Firstly, there are tons of them, all shuffling around the planet at a pace slower than the evolution of man. They come out in their big thick coats no matter whether it is 100 degrees outside (I live in the UK, so it is never actually likely to reach that temperature!), their fabric shoes that look like slippers and a pull along shopping bag with a brolly attached (you never know when you may get hit by a sudden shower!).

They do not work during the day as they have served their time and are retired and so have a lot of time on their hands. So why, for the love of god, do they insist on going shopping on days when the actual working population have a day off??? Saturday’s usually, or Friday evenings… They have ALL week, during the day to shop and get whatever biscuits they happen to desire that particular week (Oh, there’s a sale on garibaldi’s).

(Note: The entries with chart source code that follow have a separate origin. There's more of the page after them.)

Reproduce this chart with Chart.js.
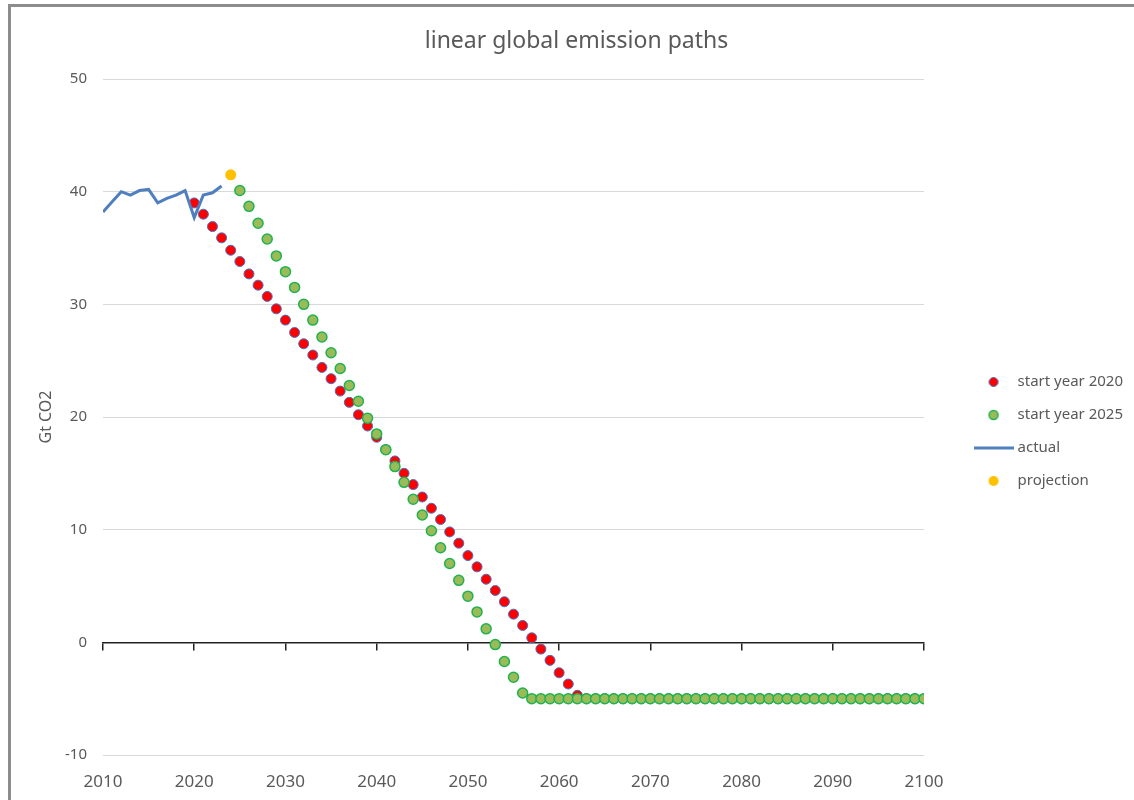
<!DOCTYPE html>
<html>
<head>
<meta charset="utf-8">
<title>linear global emission paths</title>
<script src="https://cdn.jsdelivr.net/npm/chart.js@4.4.1/dist/chart.umd.min.js"></script>
<style>
  html, body { margin: 0; padding: 0; background: #fff; overflow: hidden; }
  #frame {
    position: absolute; left: 8px; top: 4px; width: 1200px; height: 900px;
    border-left: 3px solid #8c8c8c; border-top: 3px solid #8c8c8c;
  }
  #chart { position: absolute; left: 0; top: 0; }
</style>
</head>
<body>
<div id="frame"></div>
<canvas id="chart" width="1134" height="800"></canvas>
<script>
// Global CO2 emissions (Gt) and two linear reduction paths.

const years = [
  2010, 2011, 2012, 2013, 2014, 2015, 2016, 2017, 2018, 2019,
  2020, 2021, 2022, 2023, 2024, 2025, 2026, 2027, 2028, 2029,
  2030, 2031, 2032, 2033, 2034, 2035, 2036, 2037, 2038, 2039,
  2040, 2041, 2042, 2043, 2044, 2045, 2046, 2047, 2048, 2049,
  2050, 2051, 2052, 2053, 2054, 2055, 2056, 2057, 2058, 2059,
  2060, 2061, 2062, 2063, 2064, 2065, 2066, 2067, 2068, 2069,
  2070, 2071, 2072, 2073, 2074, 2075, 2076, 2077, 2078, 2079,
  2080, 2081, 2082, 2083, 2084, 2085, 2086, 2087, 2088, 2089,
  2090, 2091, 2092, 2093, 2094, 2095, 2096, 2097, 2098, 2099,
  2100
];

// 2010 - 2023
const actual = [38.2, 39.1, 40.0, 39.7, 40.1, 40.2, 39.0, 39.4, 39.7, 40.1, 37.7, 39.7, 39.9, 40.5];

// 2024
const projection = [41.5];

// 2020 - 2100
const start2020 = [
  39.0, 38.0, 36.9, 35.9, 34.8, 33.8, 32.7, 31.7, 30.7, 29.6,
  28.6, 27.5, 26.5, 25.5, 24.4, 23.4, 22.3, 21.3, 20.2, 19.2,
  18.2, 17.1, 16.1, 15.0, 14.0, 12.9, 11.9, 10.9, 9.8, 8.8,
  7.7, 6.7, 5.6, 4.6, 3.6, 2.5, 1.5, 0.4, -0.6, -1.6,
  -2.7, -3.7, -4.7, -5, -5, -5, -5, -5, -5, -5,
  -5, -5, -5, -5, -5, -5, -5, -5, -5, -5,
  -5, -5, -5, -5, -5, -5, -5, -5, -5, -5,
  -5, -5, -5, -5, -5, -5, -5, -5, -5, -5,
  -5
];

// 2025 - 2100
const start2025 = [
  40.1, 38.7, 37.2, 35.8, 34.3,
  32.9, 31.5, 30.0, 28.6, 27.1, 25.7, 24.3, 22.8, 21.4, 19.9,
  18.5, 17.1, 15.6, 14.2, 12.7, 11.3, 9.9, 8.4, 7.0, 5.5,
  4.1, 2.7, 1.2, -0.2, -1.7, -3.1, -4.5, -5, -5, -5,
  -5, -5, -5, -5, -5, -5, -5, -5, -5, -5,
  -5, -5, -5, -5, -5, -5, -5, -5, -5, -5,
  -5, -5, -5, -5, -5, -5, -5, -5, -5, -5,
  -5, -5, -5, -5, -5, -5, -5, -5, -5, -5,
  -5
];

const yTicks = [-10, 0, 10, 20, 30, 40, 50];

const textColor = "#595959";
const fontFamily = "'Noto Sans', 'Open Sans', sans-serif";

function pairUp(values, firstYear) {
  const from = years.indexOf(firstYear);
  return values.map((v, i) => ({ x: years[from + i], y: v }));
}

// little canvases used as legend symbols
function legendSymbol(draw) {
  const c = document.createElement("canvas");
  c.width = 40;
  c.height = 14;
  draw(c.getContext("2d"));
  return c;
}

function dot(fill, stroke, lw, r) {
  return legendSymbol((ctx) => {
    ctx.beginPath();
    ctx.arc(20, 7, r, 0, Math.PI * 2);
    ctx.fillStyle = fill;
    ctx.fill();
    if (stroke) {
      ctx.lineWidth = lw;
      ctx.strokeStyle = stroke;
      ctx.stroke();
    }
  });
}

const symRed = dot("#ff0000", "#4472c4", 1, 4.5);
const symGreen = dot("#9bbb59", "#1fb350", 1.5, 4.5);
const symOrange = dot("#ffc000", null, 0, 5);
const symLine = legendSymbol((ctx) => {
  ctx.beginPath();
  ctx.moveTo(0, 7);
  ctx.lineTo(40, 7);
  ctx.lineWidth = 3;
  ctx.strokeStyle = "#4f7fbf";
  ctx.stroke();
});

const ctx = document.getElementById("chart").getContext("2d");

new Chart(ctx, {
  type: "scatter",
  data: {
    datasets: [
      {
        label: "start year 2020",
        data: pairUp(start2020, 2020),
        backgroundColor: "#ff0000",
        borderColor: "#4472c4",
        borderWidth: 1,
        pointRadius: 5,
        order: 3
      },
      {
        label: "start year 2025",
        data: pairUp(start2025, 2025),
        backgroundColor: "#9bbb59",
        borderColor: "#1fb350",
        borderWidth: 1.5,
        pointRadius: 5,
        order: 2
      },
      {
        label: "actual",
        type: "line",
        data: pairUp(actual, 2010),
        borderColor: "#4f7fbf",
        backgroundColor: "#4f7fbf",
        borderWidth: 3,
        pointRadius: 0,
        pointHoverRadius: 0,
        tension: 0,
        fill: false,
        order: 0
      },
      {
        label: "projection",
        data: pairUp(projection, 2024),
        backgroundColor: "#ffc000",
        borderWidth: 0,
        pointRadius: 5.5,
        order: 1
      }
    ]
  },
  options: {
    responsive: false,
    animation: false,
    layout: {
      padding: { left: 20, right: 1, top: 0, bottom: 0 }
    },
    plugins: {
      tooltip: { enabled: false },
      title: {
        display: true,
        text: "linear global emission paths",
        color: textColor,
        font: { family: fontFamily, size: 23, weight: "normal" },
        padding: { top: 28, bottom: 23.4 }
      },
      legend: {
        position: "right",
        fullSize: false,
        align: "center",
        // empty title only used as a spacer
        title: {
          display: true,
          text: "",
          font: { size: 10 },
          padding: { top: 17, bottom: 0 }
        },
        labels: {
          usePointStyle: true,
          pointStyleWidth: 33,
          padding: 18,
          color: textColor,
          font: { family: fontFamily, size: 15 },
          generateLabels: () => [
            { text: "start year 2020", pointStyle: symRed, datasetIndex: 0, fontColor: textColor },
            { text: "start year 2025", pointStyle: symGreen, datasetIndex: 1, fontColor: textColor },
            { text: "actual", pointStyle: symLine, datasetIndex: 2, fontColor: textColor },
            { text: "projection", pointStyle: symOrange, datasetIndex: 3, fontColor: textColor }
          ]
        }
      }
    },
    scales: {
      x: {
        type: "linear",
        position: "bottom",
        min: 2010,
        max: 2100,
        ticks: {
          stepSize: 10,
          padding: 9,
          color: textColor,
          font: { family: fontFamily, size: 17 },
          callback: (v) => String(v)
        },
        grid: { display: false },
        border: { display: false },
        afterFit: (scale) => { scale.height = 45; }
      },
      // horizontal axis line crossing at zero, with tick marks
      xZero: {
        type: "linear",
        position: { y: 0 },
        min: 2010,
        max: 2100,
        ticks: { stepSize: 10, display: false },
        grid: { drawOnChartArea: false, drawTicks: true, tickLength: 7, color: "#222", lineWidth: 1.5 },
        border: { display: true, color: "#222", width: 1.5 }
      },
      y: {
        min: -10,
        max: 50,
        afterBuildTicks: (scale) => { scale.ticks = yTicks.map((v) => ({ value: v })); },
        ticks: {
          padding: 16,
          color: textColor,
          font: { family: fontFamily, size: 15 }
        },
        grid: { color: "#d9d9d9", lineWidth: 1, drawTicks: false },
        border: { display: false },
        title: {
          display: true,
          text: "Gt CO2",
          color: textColor,
          font: { family: fontFamily, size: 16 },
          padding: { top: 17, bottom: 0 }
        },
        afterFit: (scale) => { scale.width = 83; }
      },
      // empty spacer between plot and legend
      ySpacer: {
        position: "right",
        display: true,
        ticks: { display: false },
        grid: { display: false },
        border: { display: false },
        afterFit: (scale) => { scale.width = 35; }
      }
    }
  }
});
</script>
</body>
</html>
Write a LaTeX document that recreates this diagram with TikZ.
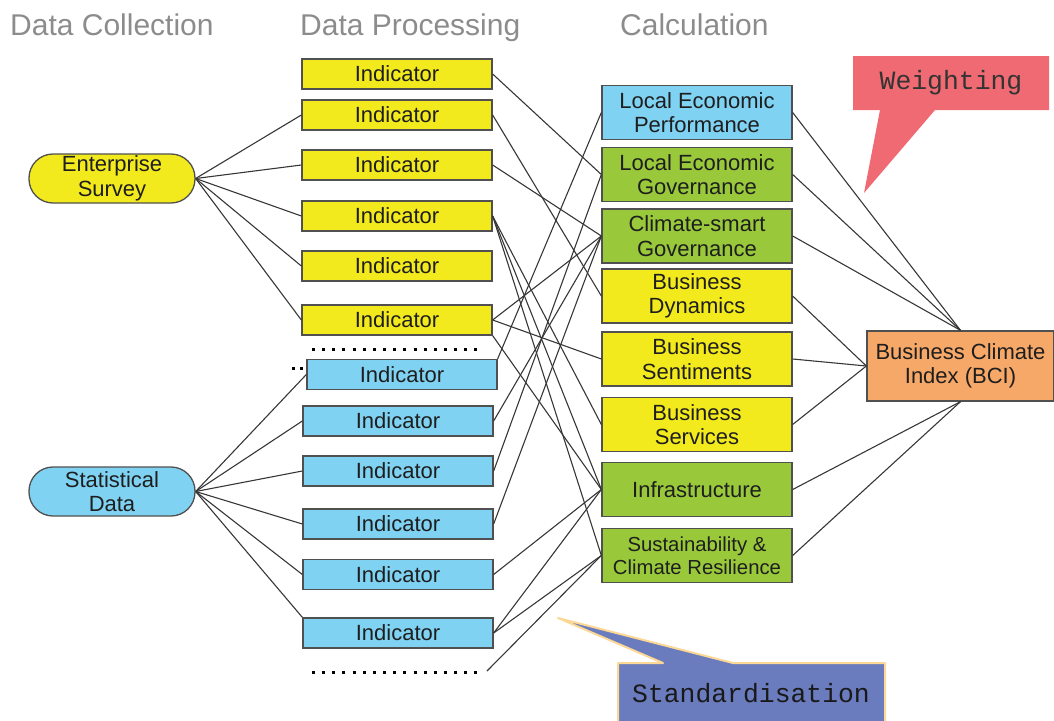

This then moves into my second issue with OAP’s that shop… They stop! Dead! Right in front of you with no warning whatsoever!! They shuffle along and suddenly change direction and walk across you or stop to look at their watch or have a chat with someone with no consideration for anyone else. Before you know it you are up to your arse in Granny! They call the younger generation rude and inconsiderate, but they are the worst culprits!

I have very nearly clubbed grannies to death with my shopping bags because they have put the brakes on for no apparent reason. They usually stop in door ways too for some inexplicable reason!!

JUST GO SHOPPING ON A TUESDAY MORNING!!!!

It drives me completely insane…

So, whichever government makes it illegal for OAP’s to shop on Saturdays and Friday evenings will get my vote and commitment for life.

And if they do not abide by these rules then they get to spend time in a place far worse than prison or an old people’s home… They are sent to IKEA!